• STATED TASK
Retype only what runs from the beginning of the data through the line with "(ca.east) -- (mgr.west);"; please omit the pictures and keep every line exact.

• INFORMATION PROVIDED
— START —
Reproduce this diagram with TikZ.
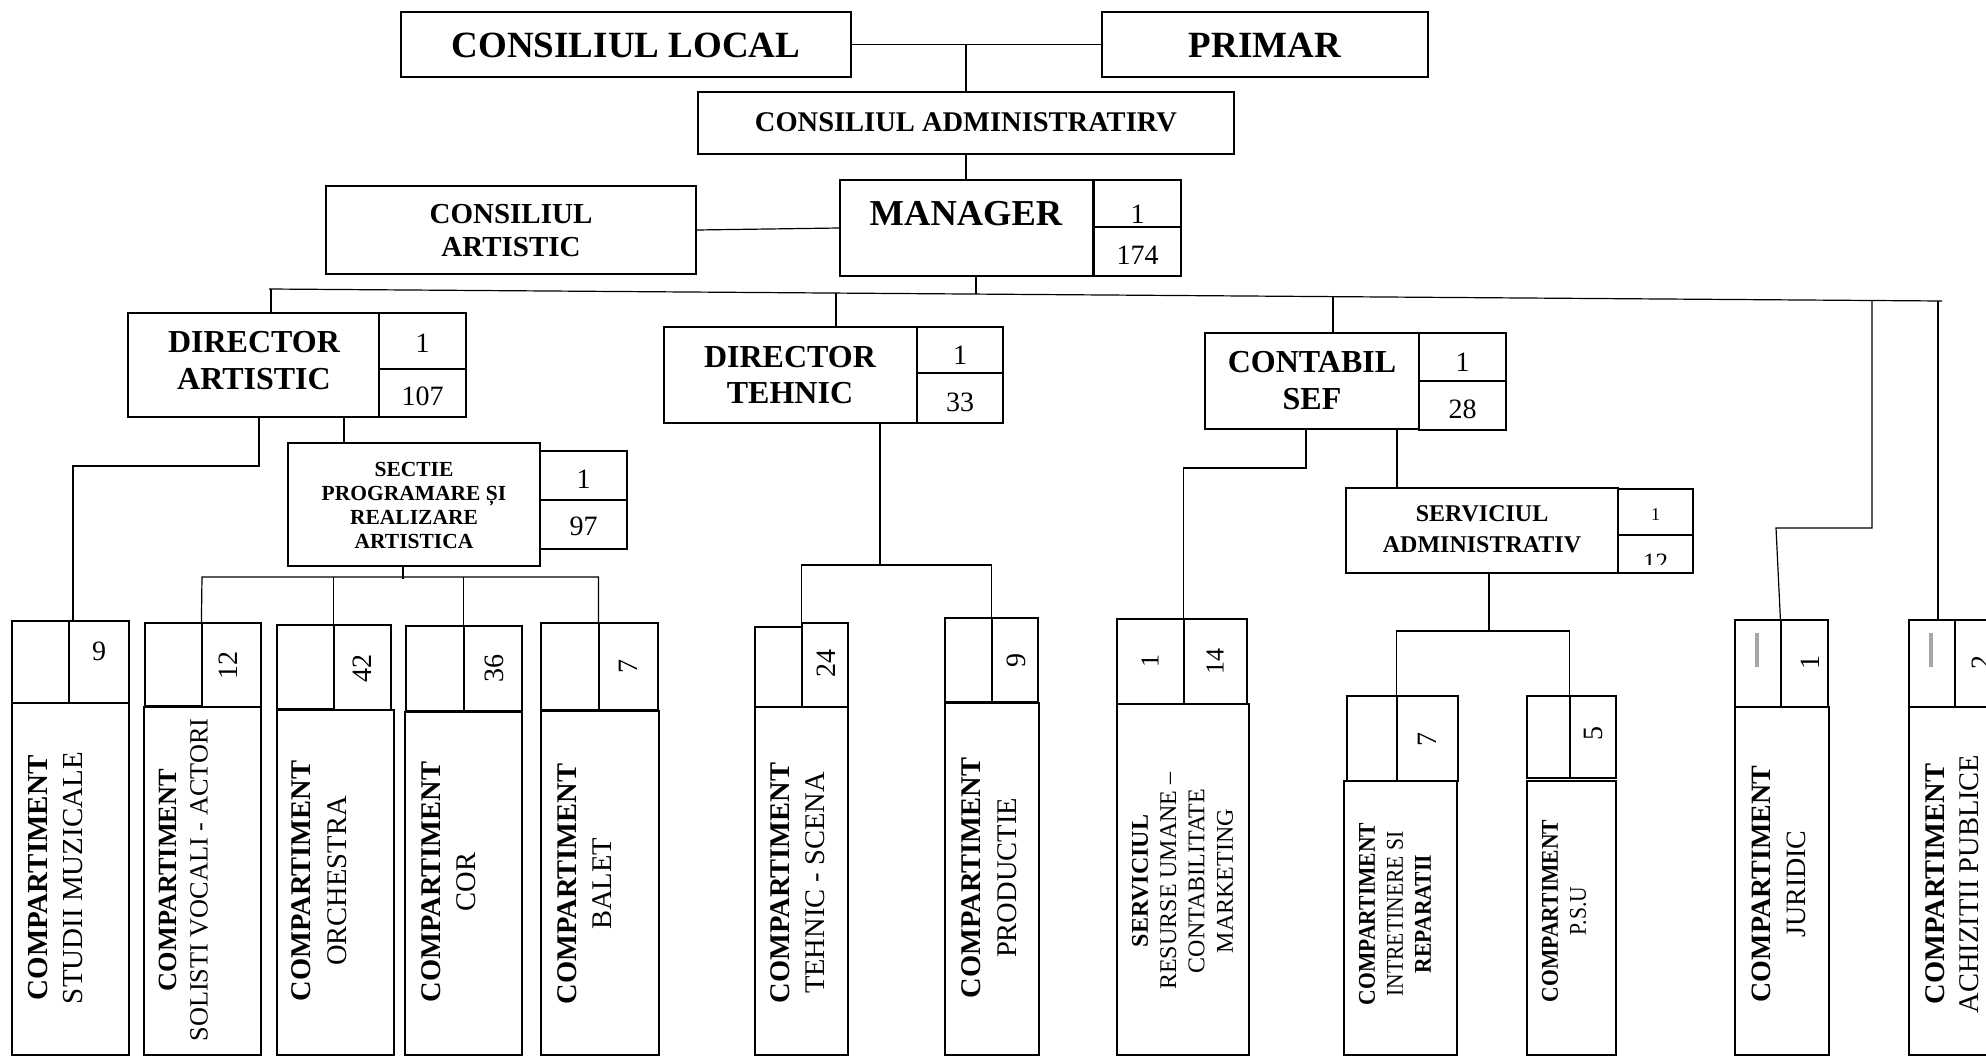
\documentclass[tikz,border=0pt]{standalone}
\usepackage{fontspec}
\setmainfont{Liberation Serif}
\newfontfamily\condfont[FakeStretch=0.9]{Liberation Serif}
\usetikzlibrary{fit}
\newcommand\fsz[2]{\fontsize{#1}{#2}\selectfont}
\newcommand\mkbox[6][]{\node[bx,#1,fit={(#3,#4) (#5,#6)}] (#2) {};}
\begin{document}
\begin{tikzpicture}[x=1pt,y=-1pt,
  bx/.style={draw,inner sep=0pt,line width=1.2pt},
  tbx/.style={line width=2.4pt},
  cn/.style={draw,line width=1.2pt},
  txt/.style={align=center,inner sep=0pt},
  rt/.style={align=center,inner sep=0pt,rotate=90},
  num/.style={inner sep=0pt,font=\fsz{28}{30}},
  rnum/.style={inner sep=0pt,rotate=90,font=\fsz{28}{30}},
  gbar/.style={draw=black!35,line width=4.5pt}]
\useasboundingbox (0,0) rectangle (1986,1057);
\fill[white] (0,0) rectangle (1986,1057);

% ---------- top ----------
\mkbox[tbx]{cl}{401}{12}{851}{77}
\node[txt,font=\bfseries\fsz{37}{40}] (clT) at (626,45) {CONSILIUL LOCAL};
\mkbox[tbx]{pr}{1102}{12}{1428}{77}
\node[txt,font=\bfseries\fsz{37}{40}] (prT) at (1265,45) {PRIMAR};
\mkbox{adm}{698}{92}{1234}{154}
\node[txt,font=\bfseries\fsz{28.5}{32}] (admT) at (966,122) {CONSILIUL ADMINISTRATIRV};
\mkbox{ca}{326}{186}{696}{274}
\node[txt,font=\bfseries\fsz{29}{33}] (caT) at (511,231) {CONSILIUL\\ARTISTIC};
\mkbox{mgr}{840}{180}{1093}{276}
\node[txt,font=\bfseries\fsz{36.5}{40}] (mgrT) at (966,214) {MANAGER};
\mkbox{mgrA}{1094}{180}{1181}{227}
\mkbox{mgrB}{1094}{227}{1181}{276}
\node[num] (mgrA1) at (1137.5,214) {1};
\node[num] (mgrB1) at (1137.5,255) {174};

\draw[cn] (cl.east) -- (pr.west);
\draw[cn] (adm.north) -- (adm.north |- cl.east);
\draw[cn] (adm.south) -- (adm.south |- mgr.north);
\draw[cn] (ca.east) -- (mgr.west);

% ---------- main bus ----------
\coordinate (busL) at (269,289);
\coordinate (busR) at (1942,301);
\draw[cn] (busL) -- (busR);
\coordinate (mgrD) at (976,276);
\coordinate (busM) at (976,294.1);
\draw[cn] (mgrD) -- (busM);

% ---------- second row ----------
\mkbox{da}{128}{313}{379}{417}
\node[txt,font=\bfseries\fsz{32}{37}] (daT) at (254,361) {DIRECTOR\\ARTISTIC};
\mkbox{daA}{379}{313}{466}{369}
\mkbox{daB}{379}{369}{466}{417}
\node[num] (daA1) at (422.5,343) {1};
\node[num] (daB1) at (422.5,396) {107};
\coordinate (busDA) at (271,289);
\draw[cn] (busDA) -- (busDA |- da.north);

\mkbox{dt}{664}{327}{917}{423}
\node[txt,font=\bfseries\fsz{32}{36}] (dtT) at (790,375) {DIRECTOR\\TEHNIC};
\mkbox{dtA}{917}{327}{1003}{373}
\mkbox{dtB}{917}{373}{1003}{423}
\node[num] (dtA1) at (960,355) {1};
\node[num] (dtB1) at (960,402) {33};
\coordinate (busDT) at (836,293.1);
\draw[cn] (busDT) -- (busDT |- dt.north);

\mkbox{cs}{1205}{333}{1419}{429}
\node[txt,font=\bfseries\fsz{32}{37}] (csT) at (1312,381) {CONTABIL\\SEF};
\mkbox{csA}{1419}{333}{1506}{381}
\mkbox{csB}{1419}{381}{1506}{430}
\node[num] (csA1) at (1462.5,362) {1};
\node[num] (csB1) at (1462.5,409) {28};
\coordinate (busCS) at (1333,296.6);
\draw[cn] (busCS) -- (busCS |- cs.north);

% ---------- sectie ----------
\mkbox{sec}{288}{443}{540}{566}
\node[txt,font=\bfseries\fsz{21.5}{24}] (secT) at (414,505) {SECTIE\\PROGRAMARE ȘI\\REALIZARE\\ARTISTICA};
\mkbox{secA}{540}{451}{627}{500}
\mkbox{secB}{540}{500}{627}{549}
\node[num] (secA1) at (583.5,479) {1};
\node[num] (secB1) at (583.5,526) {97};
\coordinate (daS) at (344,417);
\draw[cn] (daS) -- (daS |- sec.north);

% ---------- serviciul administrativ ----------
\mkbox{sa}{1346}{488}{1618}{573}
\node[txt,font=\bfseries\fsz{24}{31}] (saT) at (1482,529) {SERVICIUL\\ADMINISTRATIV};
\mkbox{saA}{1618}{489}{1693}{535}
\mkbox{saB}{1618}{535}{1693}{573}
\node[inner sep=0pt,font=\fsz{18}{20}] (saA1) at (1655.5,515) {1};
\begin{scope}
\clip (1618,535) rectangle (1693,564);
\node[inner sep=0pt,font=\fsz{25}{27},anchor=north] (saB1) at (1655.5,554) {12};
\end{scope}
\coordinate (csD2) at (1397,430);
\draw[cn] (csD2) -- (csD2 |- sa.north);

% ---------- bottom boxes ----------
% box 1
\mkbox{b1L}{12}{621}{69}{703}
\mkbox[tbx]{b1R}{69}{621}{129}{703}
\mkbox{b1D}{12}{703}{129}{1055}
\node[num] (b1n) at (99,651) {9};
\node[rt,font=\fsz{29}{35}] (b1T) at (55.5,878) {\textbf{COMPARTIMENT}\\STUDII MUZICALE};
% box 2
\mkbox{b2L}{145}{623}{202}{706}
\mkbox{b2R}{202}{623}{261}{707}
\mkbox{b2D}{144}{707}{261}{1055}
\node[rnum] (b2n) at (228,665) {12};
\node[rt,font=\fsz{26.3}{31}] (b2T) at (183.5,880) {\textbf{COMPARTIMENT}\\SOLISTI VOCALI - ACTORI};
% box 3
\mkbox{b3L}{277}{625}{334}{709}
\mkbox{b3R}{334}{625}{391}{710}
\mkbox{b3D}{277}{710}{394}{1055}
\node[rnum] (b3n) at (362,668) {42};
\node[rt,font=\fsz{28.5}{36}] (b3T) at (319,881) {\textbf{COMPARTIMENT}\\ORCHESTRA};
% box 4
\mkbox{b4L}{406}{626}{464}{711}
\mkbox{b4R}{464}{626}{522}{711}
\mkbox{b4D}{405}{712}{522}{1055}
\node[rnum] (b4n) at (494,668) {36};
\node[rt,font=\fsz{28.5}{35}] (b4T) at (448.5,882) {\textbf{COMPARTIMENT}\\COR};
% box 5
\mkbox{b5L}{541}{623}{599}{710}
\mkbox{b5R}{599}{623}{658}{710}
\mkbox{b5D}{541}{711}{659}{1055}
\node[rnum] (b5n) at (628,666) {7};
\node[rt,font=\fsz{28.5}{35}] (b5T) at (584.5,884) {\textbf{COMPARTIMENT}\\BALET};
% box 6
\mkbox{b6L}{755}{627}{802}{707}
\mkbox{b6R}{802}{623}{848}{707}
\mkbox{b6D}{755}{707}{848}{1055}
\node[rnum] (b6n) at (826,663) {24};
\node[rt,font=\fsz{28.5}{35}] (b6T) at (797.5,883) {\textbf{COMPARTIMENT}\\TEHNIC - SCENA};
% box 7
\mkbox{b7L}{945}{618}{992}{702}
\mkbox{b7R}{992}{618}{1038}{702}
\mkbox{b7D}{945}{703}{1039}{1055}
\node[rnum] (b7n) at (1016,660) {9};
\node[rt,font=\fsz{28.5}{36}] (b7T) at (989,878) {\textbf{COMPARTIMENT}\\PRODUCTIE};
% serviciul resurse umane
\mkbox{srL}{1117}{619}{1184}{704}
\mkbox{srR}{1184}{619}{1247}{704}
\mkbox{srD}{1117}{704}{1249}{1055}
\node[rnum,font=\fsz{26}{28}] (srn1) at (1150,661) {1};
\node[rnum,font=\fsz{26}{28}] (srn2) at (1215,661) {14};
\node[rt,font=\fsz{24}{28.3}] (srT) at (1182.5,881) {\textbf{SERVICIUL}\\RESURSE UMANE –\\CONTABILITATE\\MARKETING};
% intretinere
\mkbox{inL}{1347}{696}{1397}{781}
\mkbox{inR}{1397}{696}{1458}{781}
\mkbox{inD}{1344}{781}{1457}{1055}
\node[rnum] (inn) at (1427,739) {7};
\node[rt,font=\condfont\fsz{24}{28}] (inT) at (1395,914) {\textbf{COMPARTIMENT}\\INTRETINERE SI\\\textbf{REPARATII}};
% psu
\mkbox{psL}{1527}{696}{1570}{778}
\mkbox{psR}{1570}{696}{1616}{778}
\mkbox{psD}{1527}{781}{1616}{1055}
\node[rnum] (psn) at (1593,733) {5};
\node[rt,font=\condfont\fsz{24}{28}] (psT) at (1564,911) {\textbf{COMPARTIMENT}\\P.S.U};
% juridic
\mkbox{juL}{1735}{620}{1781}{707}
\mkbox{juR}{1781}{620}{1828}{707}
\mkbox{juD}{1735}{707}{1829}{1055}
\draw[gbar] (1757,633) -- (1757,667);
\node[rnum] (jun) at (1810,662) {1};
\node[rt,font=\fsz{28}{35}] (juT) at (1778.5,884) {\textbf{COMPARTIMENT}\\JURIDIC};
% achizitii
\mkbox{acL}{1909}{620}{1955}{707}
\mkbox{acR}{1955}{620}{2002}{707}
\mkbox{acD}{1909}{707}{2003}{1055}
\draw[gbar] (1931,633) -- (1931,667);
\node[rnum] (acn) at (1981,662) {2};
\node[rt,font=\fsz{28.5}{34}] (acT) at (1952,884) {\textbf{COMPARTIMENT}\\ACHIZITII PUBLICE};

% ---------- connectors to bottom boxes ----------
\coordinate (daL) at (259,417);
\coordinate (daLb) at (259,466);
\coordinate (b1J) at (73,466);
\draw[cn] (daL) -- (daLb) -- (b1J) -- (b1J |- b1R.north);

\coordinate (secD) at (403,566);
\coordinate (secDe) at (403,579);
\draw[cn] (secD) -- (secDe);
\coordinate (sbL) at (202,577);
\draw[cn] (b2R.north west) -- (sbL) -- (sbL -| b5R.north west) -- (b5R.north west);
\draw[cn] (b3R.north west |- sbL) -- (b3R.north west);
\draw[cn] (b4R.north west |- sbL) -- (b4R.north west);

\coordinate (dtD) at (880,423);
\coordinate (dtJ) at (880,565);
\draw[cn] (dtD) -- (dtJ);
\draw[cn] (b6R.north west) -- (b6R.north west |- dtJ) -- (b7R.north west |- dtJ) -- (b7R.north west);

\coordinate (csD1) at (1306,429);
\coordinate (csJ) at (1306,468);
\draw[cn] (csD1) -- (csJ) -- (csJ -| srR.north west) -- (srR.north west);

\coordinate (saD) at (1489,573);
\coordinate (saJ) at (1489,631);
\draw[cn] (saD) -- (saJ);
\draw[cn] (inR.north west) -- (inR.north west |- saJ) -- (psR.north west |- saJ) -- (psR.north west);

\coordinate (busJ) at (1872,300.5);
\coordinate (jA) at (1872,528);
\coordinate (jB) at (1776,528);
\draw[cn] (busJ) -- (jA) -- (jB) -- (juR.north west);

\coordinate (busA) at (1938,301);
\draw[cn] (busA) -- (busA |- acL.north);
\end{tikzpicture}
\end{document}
— END —
• EXERCISE RESPONSE
Reproduce this diagram with TikZ.
\documentclass[tikz,border=0pt]{standalone}
\usepackage{fontspec}
\setmainfont{Liberation Serif}
\newfontfamily\condfont[FakeStretch=0.9]{Liberation Serif}
\usetikzlibrary{fit}
\newcommand\fsz[2]{\fontsize{#1}{#2}\selectfont}
\newcommand\mkbox[6][]{\node[bx,#1,fit={(#3,#4) (#5,#6)}] (#2) {};}
\begin{document}
\begin{tikzpicture}[x=1pt,y=-1pt,
  bx/.style={draw,inner sep=0pt,line width=1.2pt},
  tbx/.style={line width=2.4pt},
  cn/.style={draw,line width=1.2pt},
  txt/.style={align=center,inner sep=0pt},
  rt/.style={align=center,inner sep=0pt,rotate=90},
  num/.style={inner sep=0pt,font=\fsz{28}{30}},
  rnum/.style={inner sep=0pt,rotate=90,font=\fsz{28}{30}},
  gbar/.style={draw=black!35,line width=4.5pt}]
\useasboundingbox (0,0) rectangle (1986,1057);
\fill[white] (0,0) rectangle (1986,1057);

% ---------- top ----------
\mkbox[tbx]{cl}{401}{12}{851}{77}
\node[txt,font=\bfseries\fsz{37}{40}] (clT) at (626,45) {CONSILIUL LOCAL};
\mkbox[tbx]{pr}{1102}{12}{1428}{77}
\node[txt,font=\bfseries\fsz{37}{40}] (prT) at (1265,45) {PRIMAR};
\mkbox{adm}{698}{92}{1234}{154}
\node[txt,font=\bfseries\fsz{28.5}{32}] (admT) at (966,122) {CONSILIUL ADMINISTRATIRV};
\mkbox{ca}{326}{186}{696}{274}
\node[txt,font=\bfseries\fsz{29}{33}] (caT) at (511,231) {CONSILIUL\\ARTISTIC};
\mkbox{mgr}{840}{180}{1093}{276}
\node[txt,font=\bfseries\fsz{36.5}{40}] (mgrT) at (966,214) {MANAGER};
\mkbox{mgrA}{1094}{180}{1181}{227}
\mkbox{mgrB}{1094}{227}{1181}{276}
\node[num] (mgrA1) at (1137.5,214) {1};
\node[num] (mgrB1) at (1137.5,255) {174};

\draw[cn] (cl.east) -- (pr.west);
\draw[cn] (adm.north) -- (adm.north |- cl.east);
\draw[cn] (adm.south) -- (adm.south |- mgr.north);
\draw[cn] (ca.east) -- (mgr.west);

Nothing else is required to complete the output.